2. Crocodile Breathing (Posterior Rib Expansion)

This is excellent for thoracic stiffness and golfers who overuse spinal muscles.

Instructions

  • Lie on your stomach.

  • Rest your forehead on your hands.

  • Relax your shoulders and jaw.

  • As you breathe in through the nose, imagine expanding the breath into your lower ribs and back body.

  • Feel the floor gently pressing back against you.

  • Breathe out slowly and fully.

Do not force deep breaths.

The goal is expansion and softness, not effort.

Practice for 3–5 minutes.

3. Side-Lying Rib Expansion

Helpful when stiffness is mostly one-sided.

Instructions

  • Lie on the non-painful side.

  • Place a pillow under your head.

  • Wrap your top arm around your ribs if helpful.

  • Breathe slowly into the tight side of the rib cage.

  • Imagine creating space between the ribs.

  • Use slow, relaxed exhales.

Stay for several minutes.

Often the body responds better to gentle awareness than aggressive stretching.

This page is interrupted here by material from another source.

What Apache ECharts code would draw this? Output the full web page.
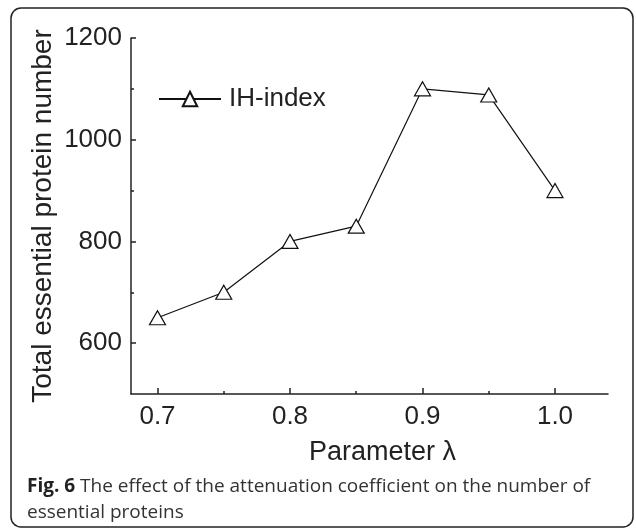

4. Gentle Thoracic Movement

The nervous system likes movement that feels safe and fluid.

Avoid forcing range.

Helpful movements include:

  • cat/cow

  • thread the needle

  • open book rotations

  • walking with relaxed arm swing

  • gentle spinal rotations with breath

Think:

“Invite movement.”

Not:

“Force release.”

5. Orienting and Nervous System Safety

Before competition, athletes can become highly threat-focused internally.

The body then tightens further.

Orienting helps bring the nervous system back into the present environment.

Instructions

  • Slowly look around the room.

  • Let your eyes land on neutral or pleasant objects.

  • Notice colours, shapes and light.

  • Feel your feet on the floor.

  • Unclench your jaw.

  • Allow your shoulders to soften.

  • Take slower exhales.

This sounds simple, but it is profoundly regulating.

Sometimes the Body Is Protecting Performance

Many athletes become frightened by tightness itself.

They think:

“If this doesn’t go away, I won’t perform.”

That fear increases vigilance.

Vigilance increases muscle tone.

The body then braces harder.

Sometimes the shift begins when the athlete stops fighting the symptom and starts listening to it differently.

Not as weakness.

Not as failure.

But as a nervous system asking for safety, recovery and regulation.

The goal is not always to “release” the body.

Sometimes it is to convince the body it no longer needs to hold on so tightly.